In reading it, I was, at first, conscious of many differences in the view of autism between her and me. Then, as I read on, I realized that it was a difference only in perception, not in substance. We saw the same thing, but from different standpoints. Yet, although we had written independently (I had never heard of her until I saw her announcement in the catalogue next to mine), my mind boggled at how many of the same observations we made, even, at times, to using the same words.
Our writing styles may be quite different, but I attribute that to the fact that, whereas I am a mathematician, she is a poet. I tend to do a logical development of ideas to get to a point, and I categorize a great deal. I seem to ask, "Where might I be wrong? If so, show me." Her approach is much more intuitive, but she often makes a point (very briefly, through her choice of words) that I go through substantial analysis to make, but she does so in a more vivid manner than I could. A typical response to her might be, "Who couldn't agree with that?" On more than one occasion, my response was the greatest adulation that one writer can give to another: "I would have loved to have written that."
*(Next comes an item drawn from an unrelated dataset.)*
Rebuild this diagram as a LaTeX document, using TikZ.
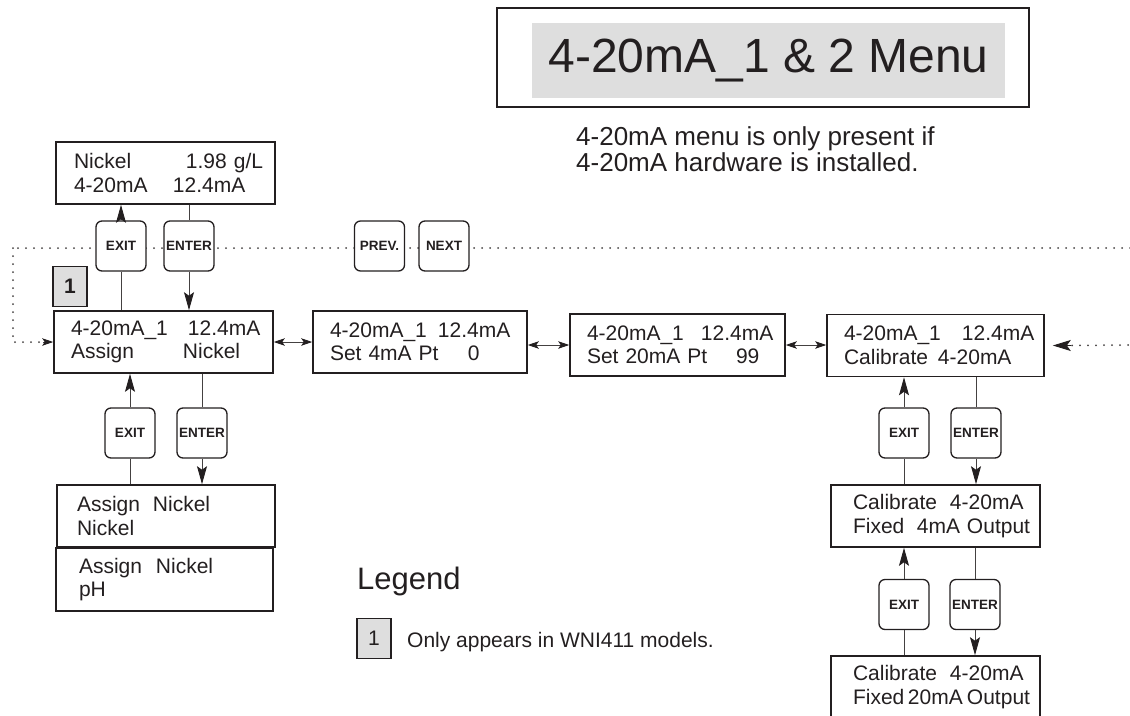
\documentclass[tikz,border=0pt]{standalone}
\usepackage{fontspec}
\setmainfont{Liberation Sans}
\usepackage{xcolor}
\usetikzlibrary{arrows.meta, positioning, calc}

\definecolor{ink}{HTML}{231F20}
\definecolor{panelgray}{HTML}{DEDEDE}

\newcommand{\lcdfont}{\fontsize{21}{23.5}\selectfont}
\newcommand{\keyfont}{\fontsize{13.5}{15}\selectfont\bfseries}
\newcommand{\field}[2]{\makebox[#1pt][l]{#2}}
\newcommand{\tail}[1]{\makebox[0pt][l]{#1}}

\tikzset{
  lcd/.style={draw=ink, line width=1.6pt, fill=white, text=ink, minimum height=62pt,
    inner ysep=0pt, align=left, font=\lcdfont},
  key/.style={draw=ink, line width=1.3pt, rounded corners=6pt, fill=white, text=ink,
    minimum size=50pt, inner sep=0pt, font=\keyfont},
  badge/.style={draw=ink, line width=1.2pt, fill=panelgray, text=ink,
    minimum width=34pt, minimum height=40pt, inner sep=0pt,
    font=\fontsize{21}{22}\selectfont\bfseries},
  link/.style={draw=ink!85, line width=0.9pt},
  up/.style={link, -{Stealth[length=18pt,width=10pt,inset=3.5pt,color=ink]}},
  swap/.style={link, {Stealth[length=11pt,width=7.5pt,inset=2.5pt,color=ink]}-{Stealth[length=11pt,width=7.5pt,inset=2.5pt,color=ink]}},
  wrap/.style={draw=ink!85, line width=2pt, line cap=round, dash pattern=on 0pt off 8pt},
}

\begin{document}
\begin{tikzpicture}[x=1pt, y=-1pt]
    \useasboundingbox (0,0) rectangle (1130,715);

    % Title
    \draw[ink, line width=1.5pt] (497,8) rectangle (1029,107);
    \node[fill=panelgray, text=ink, minimum width=473pt, minimum height=75pt,
      font=\fontsize{48}{56}\selectfont] (title) at (768.5,60.5) {4-20mA\_1 \& 2 Menu};
    \node[anchor=west, align=left, text=ink, inner sep=0pt,
      font=\fontsize{26}{26.5}\selectfont] (note) at (576,149)
      {4-20mA menu is only present if\\4-20mA hardware is installed.};

    % Wrap-around path (behind the keys)
    \coordinate (wrapL) at (13,248);
    \coordinate (wrapR) at (1130,248);
    \coordinate (wrapIn) at (1128,345);
    \draw[wrap] (wrapR) -- (wrapL);

    % Displays
    \node[lcd, text width=183pt, inner xsep=18pt] (reading) at (165.5,173)
      {\field{112}{Nickel}\tail{1.98 g/L}\\\field{99}{4-20mA}\tail{12.4mA}};
    \node[lcd, text width=185pt, inner xsep=17pt] (assign) at (163.5,342)
      {\field{117}{4-20mA\_1}\tail{12.4mA}\\\field{112}{Assign}\tail{Nickel}};
    \node[lcd, text width=180pt, inner xsep=17pt] (setlow) at (420,342)
      {\field{108}{4-20mA\_1}\tail{12.4mA}\\\field{138}{Set 4mA Pt}\tail{0}};
    \node[lcd, text width=181pt, inner xsep=17pt] (sethigh) at (677.5,345)
      {\field{114}{4-20mA\_1}\tail{12.4mA}\\\field{149}{Set 20mA Pt}\tail{99}};
    \node[lcd, text width=183pt, inner xsep=17pt] (calib) at (935.5,345.5)
      {\field{118}{4-20mA\_1}\tail{12.4mA}\\\field{94}{Calibrate}\tail{4-20mA}};
    \node[lcd, text width=165pt, inner xsep=22pt] (fixlow) at (935.5,516)
      {\field{97}{Calibrate}\tail{4-20mA}\\\field{64}{Fixed}\field{50}{4mA}\tail{Output}};
    \node[lcd, text width=165pt, inner xsep=22pt] (fixhigh) at (935.5,687)
      {\field{97}{Calibrate}\tail{4-20mA}\\\field{55}{Fixed}\field{59}{20mA}\tail{Output}};
    \node[lcd, text width=178pt, inner xsep=20pt] (optnickel) at (166,516)
      {\field{76}{Assign}\tail{Nickel}\\Nickel};
    \node[lcd, text width=171pt, inner xsep=23pt, minimum height=63pt] (optph) at (164.5,579.5)
      {\field{77}{Assign}\tail{Nickel}\\pH};

    % Keys
    \node[key] (exitA) at (121,246) {EXIT};
    \node[key] (enterA) at (189,246) {ENTER};
    \node[key] (prev) at (379.5,246) {PREV.};
    \node[key] (next) at (444,246) {NEXT};
    \node[key] (exitB) at (130,433) {EXIT};
    \node[key] (enterB) at (202,433) {ENTER};
    \node[key] (exitC) at (904,433) {EXIT};
    \node[key] (enterC) at (976,433) {ENTER};
    \node[key] (exitD) at (904,604.5) {EXIT};
    \node[key] (enterD) at (975,604.5) {ENTER};

    % Badge
    \node[badge] (mark) at (70,286.5) {1};

    % Wrap-around ends
    \draw[wrap] (wrapL) |- (assign.west);
    \draw[ink!85, line width=0.9pt, -{Stealth[length=11pt,width=7.5pt,inset=2.5pt,color=ink]}]
      ([xshift=-10pt]assign.west) -- (assign.west);
    \draw[wrap] (wrapIn) -- ([xshift=26pt]calib.east);
    \draw[ink, line width=0.9pt, -{Stealth[length=18pt,width=11pt,inset=4pt]}]
      ([xshift=26pt]calib.east) -- ([xshift=8pt]calib.east);

    % Key links
    \draw[link] (assign.north -| exitA) -- (exitA.south);
    \draw[up] (exitA.north) -- (reading.south -| exitA);
    \draw[link] (reading.south -| enterA) -- (enterA.north);
    \draw[up] (enterA.south) -- (assign.north -| enterA);

    \draw[up] (exitB.north) -- (assign.south -| exitB);
    \draw[link] (optnickel.north -| exitB) -- (exitB.south);
    \draw[link] (assign.south -| enterB) -- (enterB.north);
    \draw[up] (enterB.south) -- (optnickel.north -| enterB);

    \draw[up] (exitC.north) -- (calib.south -| exitC);
    \draw[link] (fixlow.north -| exitC) -- (exitC.south);
    \draw[link] (calib.south -| enterC) -- (enterC.north);
    \draw[up] (enterC.south) -- (fixlow.north -| enterC);

    \draw[up] (exitD.north) -- (fixlow.south -| exitD);
    \draw[link] (fixhigh.north -| exitD) -- (exitD.south);
    \draw[link] (fixlow.south -| enterD) -- (enterD.north);
    \draw[up] (enterD.south) -- (fixhigh.north -| enterD);

    % Menu steps
    \draw[swap] (assign.east) -- (setlow.west |- assign.east);
    \draw[swap] (setlow.east |- sethigh.west) -- (sethigh.west);
    \draw[swap] (sethigh.east) -- (calib.west |- sethigh.east);

    % Legend
    \node[anchor=base west, text=ink, inner sep=0pt, font=\fontsize{31}{33}\selectfont]
      (legend) at (357,589) {Legend};
    \node[badge, font=\fontsize{21}{22}\selectfont] (legendmark) at (374,638.5) {1};
    \node[anchor=west, text=ink, inner sep=0pt, font=\fontsize{21}{23}\selectfont]
      (legendnote) at (407,642) {Only appears in WNI411 models.};

\end{tikzpicture}
\end{document}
Another difference of note is that my realization of being autistic is something I have come to quite recently, while she seems to have always known of that in herself. I often talk of my discovery as being "liberating". However, that is mostly in finding out why I could never find the right size round hole for myself, and, as a result, at long last, of being able to start digging my own square hole. She obviously experiences a joy in being as she is, in a way that I might not have enough years left to achieve. She also, unlike myself, has been able to develop many specific nuts-and-bolts suggestions on how the non-autistic (especially parents) can and should relate to the autistic, while I mostly deal in overviews and generalities geared to giving insights (which is a specialty of the mathematician), leaving such details to the parents themselves.
A major point that she makes, better than anyone, is that autistic people have the capability of making their lives beautiful, if they are only allowed to be what they are.
I should like to wrap this up by saying a bit more about her approach and about her writing style. First, her book is not autobiographical. Mine had to be, because I related my discovery to previously unexplained things in my past life. Yet, in reading many of the things that she wrote, I was able to increase my insights into myself. In addition, from the feedback that I have gotten from the parents of autistic kids, my book has helped to put their minds at ease about their kids. Her book should put their hearts at ease.
For those involved with autistic people, or those who simply want to know more about this misunderstood disability, Jasmine's book is required reading.